Task prompt
Transcribe the entries that follow exactly as they appear, minus pictures.
--- start ---
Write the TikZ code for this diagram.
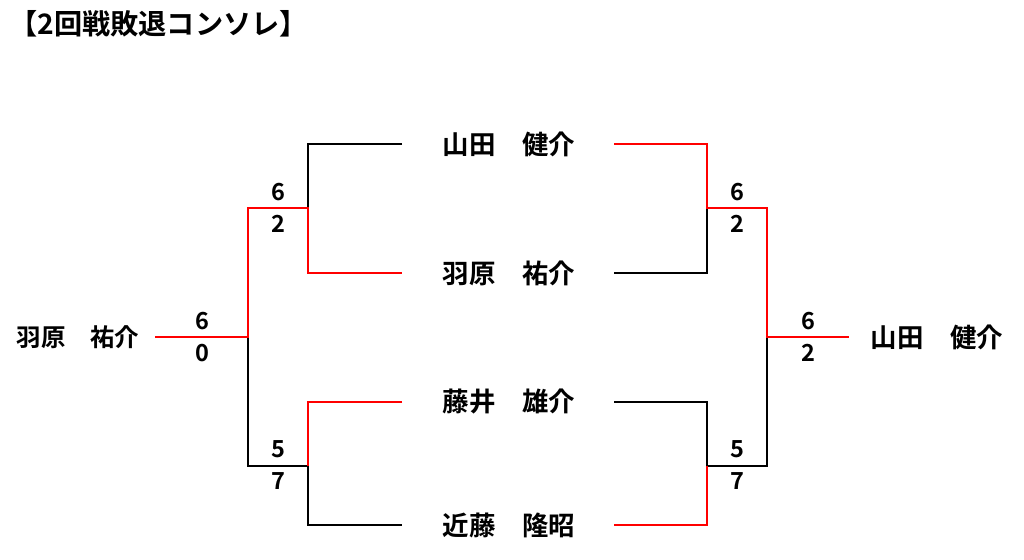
\documentclass[tikz,border=0pt]{standalone}
\usepackage{fontspec}
\setmainfont{Noto Sans CJK JP}[BoldFont={Noto Sans CJK JP Bold}]
\begin{document}
\begin{tikzpicture}[x=1pt,y=-1pt,
  nm/.style={font=\bfseries\fontsize{26.5}{26.5}\selectfont, inner sep=0pt},
  nms/.style={font=\bfseries\fontsize{24.5}{24.5}\selectfont, inner sep=0pt},
  sc/.style={font=\bfseries\fontsize{23.5}{23.5}\selectfont, inner sep=0pt},
  ttl/.style={font=\bfseries\fontsize{28.2}{28.2}\selectfont, inner sep=0pt, anchor=west},
  win/.style={draw=red, line width=2.8pt},
  lose/.style={draw=black, line width=2.8pt}]
\useasboundingbox (0,0) rectangle (1024,559);
% title
\node[ttl] (title) at (9,24) {【2回戦敗退コンソレ】};
% names
\node[nms] (nL) at (78,337) {羽原　祐介};
\node[nm] (n1) at (509,144) {山田　健介};
\node[nm] (n2) at (509,273) {羽原　祐介};
\node[nm] (n3) at (509,402) {藤井　雄介};
\node[nm] (n4) at (509,525) {近藤　隆昭};
\node[nm] (nR) at (937,337) {山田　健介};
% coordinates left
\coordinate (L0) at (155,337);
\coordinate (J1) at (248,337);
\coordinate (J1a) at (248,208);
\coordinate (J1b) at (248,466);
\coordinate (J2) at (308,208);
\coordinate (J3) at (308,466);
\coordinate (A1) at (308,144);
\coordinate (A2) at (308,273);
\coordinate (A3) at (308,402);
\coordinate (A4) at (308,525);
\coordinate (E1) at (402,144);
\coordinate (E2) at (402,273);
\coordinate (E3) at (402,402);
\coordinate (E4) at (402,525);
% coordinates right
\coordinate (F1) at (614,144);
\coordinate (F2) at (614,273);
\coordinate (F3) at (614,402);
\coordinate (F4) at (614,525);
\coordinate (K1) at (707,144);
\coordinate (K2) at (707,208);
\coordinate (K3) at (707,273);
\coordinate (K4) at (707,402);
\coordinate (K5) at (707,466);
\coordinate (K6) at (707,525);
\coordinate (M1) at (767,208);
\coordinate (M2) at (767,337);
\coordinate (M3) at (767,466);
\coordinate (R0) at (849,337);
% left bracket
\draw[lose] (J1) -- (J1b) -- (J3);
\draw[lose] (E1) -- (A1) -- (J2);
\draw[lose] (J3) -- (A4) -- (E4);
\draw[win] (L0) -- (J1) -- (J1a) -- (J2) -- (A2) -- (E2);
\draw[win] (E3) -- (A3) -- (J3);
% right bracket
\draw[lose] (F2) -- (K3) -- (K2);
\draw[lose] (F3) -- (K4) -- (K5) -- (M3) -- (M2);
\draw[win] (F1) -- (K1) -- (K2) -- (M1) -- (M2) -- (R0);
\draw[win] (F4) -- (K6) -- (K5);
% scores
\node[sc] (s1) at (202,321) {6};
\node[sc] (s2) at (202,353) {0};
\node[sc] (s3) at (278,192) {6};
\node[sc] (s4) at (278,224) {2};
\node[sc] (s5) at (278,449) {5};
\node[sc] (s6) at (278,481) {7};
\node[sc] (s7) at (737,192) {6};
\node[sc] (s8) at (737,224) {2};
\node[sc] (s9) at (737,449) {5};
\node[sc] (s10) at (737,481) {7};
\node[sc] (s11) at (808,321) {6};
\node[sc] (s12) at (808,353) {2};
\end{tikzpicture}
\end{document}
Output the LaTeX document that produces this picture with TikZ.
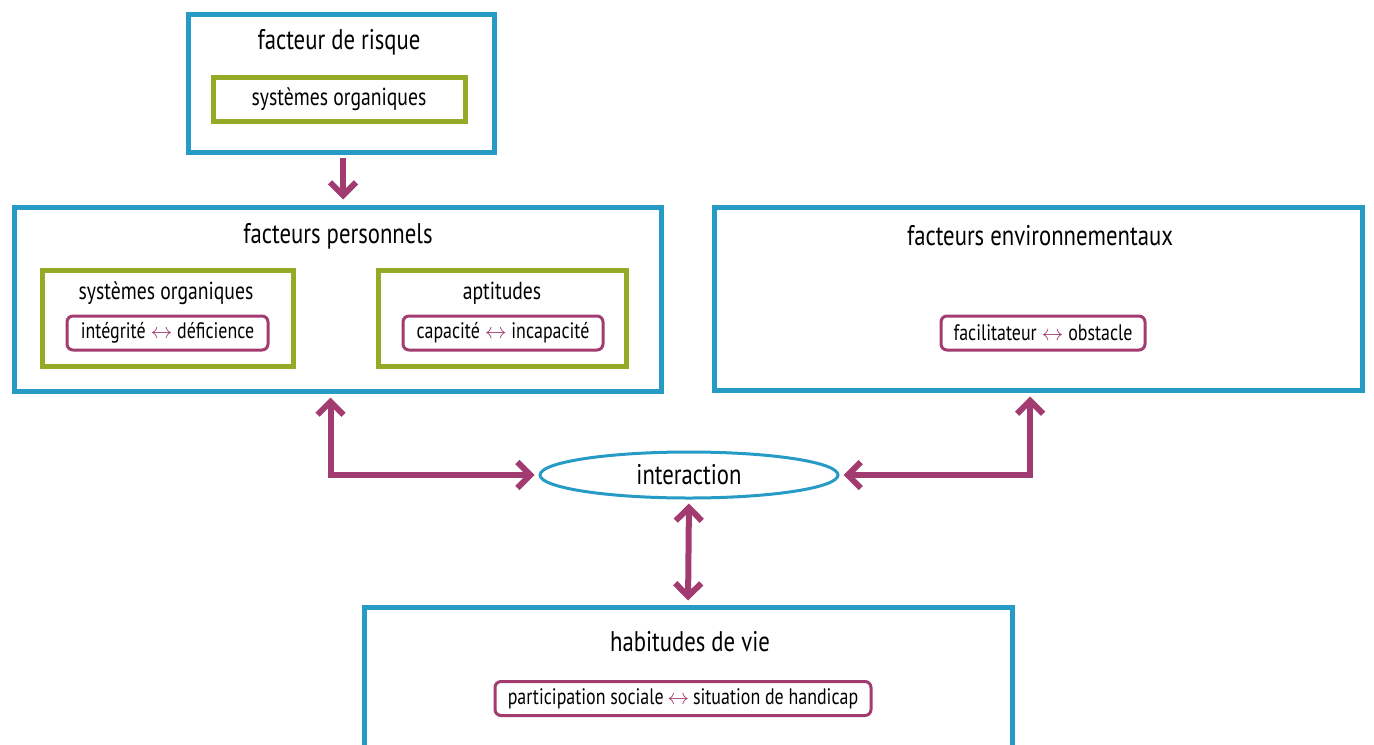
--- end ---
Complete output
Write the TikZ code for this diagram.
\documentclass[tikz,border=0pt]{standalone}
\usepackage{fontspec}
\setmainfont{Noto Sans CJK JP}[BoldFont={Noto Sans CJK JP Bold}]
\begin{document}
\begin{tikzpicture}[x=1pt,y=-1pt,
  nm/.style={font=\bfseries\fontsize{26.5}{26.5}\selectfont, inner sep=0pt},
  nms/.style={font=\bfseries\fontsize{24.5}{24.5}\selectfont, inner sep=0pt},
  sc/.style={font=\bfseries\fontsize{23.5}{23.5}\selectfont, inner sep=0pt},
  ttl/.style={font=\bfseries\fontsize{28.2}{28.2}\selectfont, inner sep=0pt, anchor=west},
  win/.style={draw=red, line width=2.8pt},
  lose/.style={draw=black, line width=2.8pt}]
\useasboundingbox (0,0) rectangle (1024,559);
% title
\node[ttl] (title) at (9,24) {【2回戦敗退コンソレ】};
% names
\node[nms] (nL) at (78,337) {羽原　祐介};
\node[nm] (n1) at (509,144) {山田　健介};
\node[nm] (n2) at (509,273) {羽原　祐介};
\node[nm] (n3) at (509,402) {藤井　雄介};
\node[nm] (n4) at (509,525) {近藤　隆昭};
\node[nm] (nR) at (937,337) {山田　健介};
% coordinates left
\coordinate (L0) at (155,337);
\coordinate (J1) at (248,337);
\coordinate (J1a) at (248,208);
\coordinate (J1b) at (248,466);
\coordinate (J2) at (308,208);
\coordinate (J3) at (308,466);
\coordinate (A1) at (308,144);
\coordinate (A2) at (308,273);
\coordinate (A3) at (308,402);
\coordinate (A4) at (308,525);
\coordinate (E1) at (402,144);
\coordinate (E2) at (402,273);
\coordinate (E3) at (402,402);
\coordinate (E4) at (402,525);
% coordinates right
\coordinate (F1) at (614,144);
\coordinate (F2) at (614,273);
\coordinate (F3) at (614,402);
\coordinate (F4) at (614,525);
\coordinate (K1) at (707,144);
\coordinate (K2) at (707,208);
\coordinate (K3) at (707,273);
\coordinate (K4) at (707,402);
\coordinate (K5) at (707,466);
\coordinate (K6) at (707,525);
\coordinate (M1) at (767,208);
\coordinate (M2) at (767,337);
\coordinate (M3) at (767,466);
\coordinate (R0) at (849,337);
% left bracket
\draw[lose] (J1) -- (J1b) -- (J3);
\draw[lose] (E1) -- (A1) -- (J2);
\draw[lose] (J3) -- (A4) -- (E4);
\draw[win] (L0) -- (J1) -- (J1a) -- (J2) -- (A2) -- (E2);
\draw[win] (E3) -- (A3) -- (J3);
% right bracket
\draw[lose] (F2) -- (K3) -- (K2);
\draw[lose] (F3) -- (K4) -- (K5) -- (M3) -- (M2);
\draw[win] (F1) -- (K1) -- (K2) -- (M1) -- (M2) -- (R0);
\draw[win] (F4) -- (K6) -- (K5);
% scores
\node[sc] (s1) at (202,321) {6};
\node[sc] (s2) at (202,353) {0};
\node[sc] (s3) at (278,192) {6};
\node[sc] (s4) at (278,224) {2};
\node[sc] (s5) at (278,449) {5};
\node[sc] (s6) at (278,481) {7};
\node[sc] (s7) at (737,192) {6};
\node[sc] (s8) at (737,224) {2};
\node[sc] (s9) at (737,449) {5};
\node[sc] (s10) at (737,481) {7};
\node[sc] (s11) at (808,321) {6};
\node[sc] (s12) at (808,353) {2};
\end{tikzpicture}
\end{document}
Output the LaTeX document that produces this picture with TikZ.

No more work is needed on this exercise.